Exercise instructions> Retype only what runs from the beginning of the data through the line with "minimum width=311.5pt, minimum"; please omit the pictures and keep every line exact.

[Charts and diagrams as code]
◆ ◆ ◆ ◆ ◆

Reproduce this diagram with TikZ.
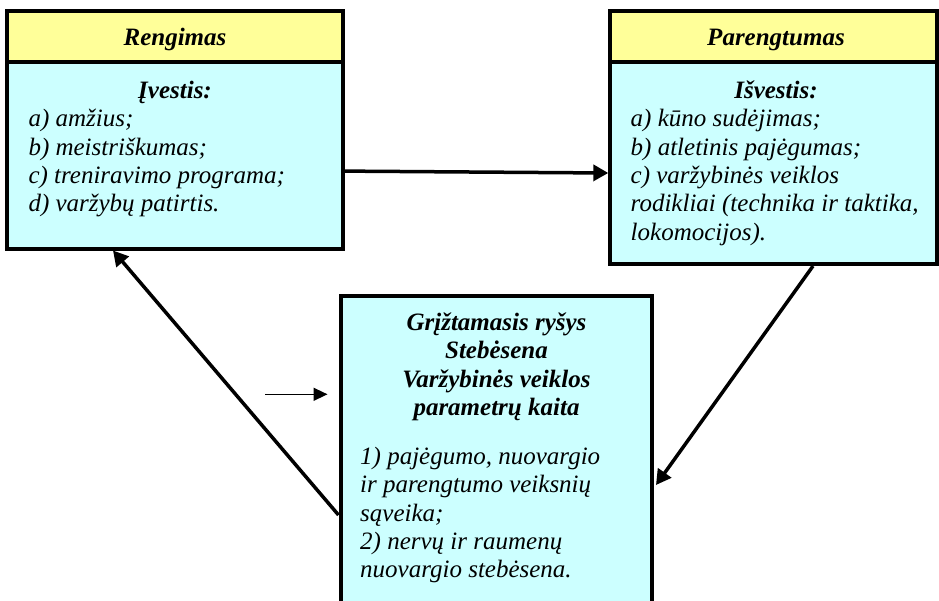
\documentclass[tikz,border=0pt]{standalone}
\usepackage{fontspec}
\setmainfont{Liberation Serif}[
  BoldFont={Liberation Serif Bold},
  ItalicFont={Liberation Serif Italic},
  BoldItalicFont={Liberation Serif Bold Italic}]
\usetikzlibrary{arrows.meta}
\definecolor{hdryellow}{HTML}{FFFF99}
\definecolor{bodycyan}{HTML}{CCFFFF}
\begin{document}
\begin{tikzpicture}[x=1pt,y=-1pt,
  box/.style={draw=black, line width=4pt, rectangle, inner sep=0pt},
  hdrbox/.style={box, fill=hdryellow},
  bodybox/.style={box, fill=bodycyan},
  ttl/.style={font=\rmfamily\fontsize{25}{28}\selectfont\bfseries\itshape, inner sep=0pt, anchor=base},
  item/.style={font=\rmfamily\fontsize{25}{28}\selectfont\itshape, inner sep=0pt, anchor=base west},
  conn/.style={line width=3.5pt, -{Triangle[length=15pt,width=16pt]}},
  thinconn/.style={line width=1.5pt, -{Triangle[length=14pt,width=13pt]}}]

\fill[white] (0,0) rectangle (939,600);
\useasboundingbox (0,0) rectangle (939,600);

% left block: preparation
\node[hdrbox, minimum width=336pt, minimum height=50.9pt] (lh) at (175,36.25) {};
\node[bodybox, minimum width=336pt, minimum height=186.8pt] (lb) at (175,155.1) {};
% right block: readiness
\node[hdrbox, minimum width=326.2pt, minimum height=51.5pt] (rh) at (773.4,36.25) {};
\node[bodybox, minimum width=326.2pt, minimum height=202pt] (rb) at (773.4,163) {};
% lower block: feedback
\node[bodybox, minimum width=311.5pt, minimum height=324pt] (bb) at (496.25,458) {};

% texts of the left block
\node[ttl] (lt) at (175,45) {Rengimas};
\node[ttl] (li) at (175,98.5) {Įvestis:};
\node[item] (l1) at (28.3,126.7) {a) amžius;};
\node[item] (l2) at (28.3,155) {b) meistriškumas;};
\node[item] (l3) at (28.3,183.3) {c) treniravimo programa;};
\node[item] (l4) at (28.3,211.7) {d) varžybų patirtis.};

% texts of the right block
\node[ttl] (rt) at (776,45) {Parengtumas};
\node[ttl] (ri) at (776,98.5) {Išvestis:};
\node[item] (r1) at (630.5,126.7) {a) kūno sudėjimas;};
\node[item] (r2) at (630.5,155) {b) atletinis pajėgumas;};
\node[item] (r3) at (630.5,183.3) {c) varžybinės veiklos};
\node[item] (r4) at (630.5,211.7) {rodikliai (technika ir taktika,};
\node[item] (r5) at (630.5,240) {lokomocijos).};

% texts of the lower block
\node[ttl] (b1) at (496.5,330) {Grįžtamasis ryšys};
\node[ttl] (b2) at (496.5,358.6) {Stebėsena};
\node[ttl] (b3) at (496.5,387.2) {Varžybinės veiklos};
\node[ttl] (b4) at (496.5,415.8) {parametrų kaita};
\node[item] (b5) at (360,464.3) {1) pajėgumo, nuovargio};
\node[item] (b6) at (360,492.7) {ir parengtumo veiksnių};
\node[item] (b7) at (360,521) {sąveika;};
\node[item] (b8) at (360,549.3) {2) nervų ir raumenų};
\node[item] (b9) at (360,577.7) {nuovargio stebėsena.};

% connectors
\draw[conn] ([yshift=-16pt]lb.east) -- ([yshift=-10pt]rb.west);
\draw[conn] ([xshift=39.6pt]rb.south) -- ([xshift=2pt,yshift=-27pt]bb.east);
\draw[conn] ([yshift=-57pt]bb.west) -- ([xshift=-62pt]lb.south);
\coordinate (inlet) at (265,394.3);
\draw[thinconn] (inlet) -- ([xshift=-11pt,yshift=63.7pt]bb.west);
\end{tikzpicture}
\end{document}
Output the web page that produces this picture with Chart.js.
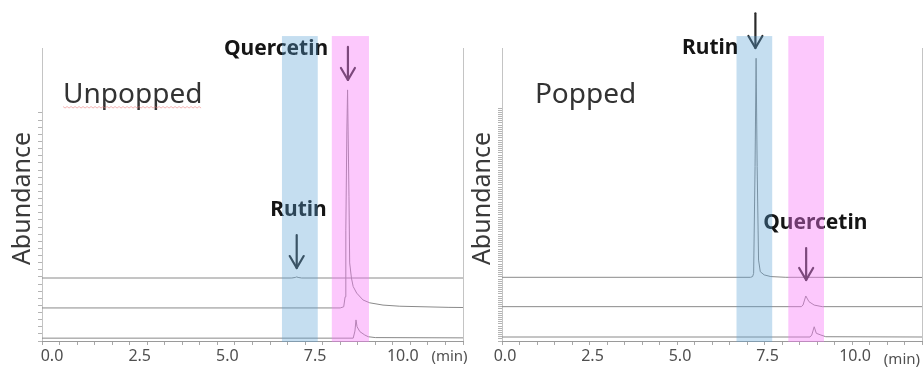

◆ ◆ ◆ ◆ ◆

Answer to this problem>
Reproduce this diagram with TikZ.
\documentclass[tikz,border=0pt]{standalone}
\usepackage{fontspec}
\setmainfont{Liberation Serif}[
  BoldFont={Liberation Serif Bold},
  ItalicFont={Liberation Serif Italic},
  BoldItalicFont={Liberation Serif Bold Italic}]
\usetikzlibrary{arrows.meta}
\definecolor{hdryellow}{HTML}{FFFF99}
\definecolor{bodycyan}{HTML}{CCFFFF}
\begin{document}
\begin{tikzpicture}[x=1pt,y=-1pt,
  box/.style={draw=black, line width=4pt, rectangle, inner sep=0pt},
  hdrbox/.style={box, fill=hdryellow},
  bodybox/.style={box, fill=bodycyan},
  ttl/.style={font=\rmfamily\fontsize{25}{28}\selectfont\bfseries\itshape, inner sep=0pt, anchor=base},
  item/.style={font=\rmfamily\fontsize{25}{28}\selectfont\itshape, inner sep=0pt, anchor=base west},
  conn/.style={line width=3.5pt, -{Triangle[length=15pt,width=16pt]}},
  thinconn/.style={line width=1.5pt, -{Triangle[length=14pt,width=13pt]}}]

\fill[white] (0,0) rectangle (939,600);
\useasboundingbox (0,0) rectangle (939,600);

% left block: preparation
\node[hdrbox, minimum width=336pt, minimum height=50.9pt] (lh) at (175,36.25) {};
\node[bodybox, minimum width=336pt, minimum height=186.8pt] (lb) at (175,155.1) {};
% right block: readiness
\node[hdrbox, minimum width=326.2pt, minimum height=51.5pt] (rh) at (773.4,36.25) {};
\node[bodybox, minimum width=326.2pt, minimum height=202pt] (rb) at (773.4,163) {};
% lower block: feedback
\node[bodybox, minimum width=311.5pt, minimum height=324pt] (bb) at (496.25,458) {};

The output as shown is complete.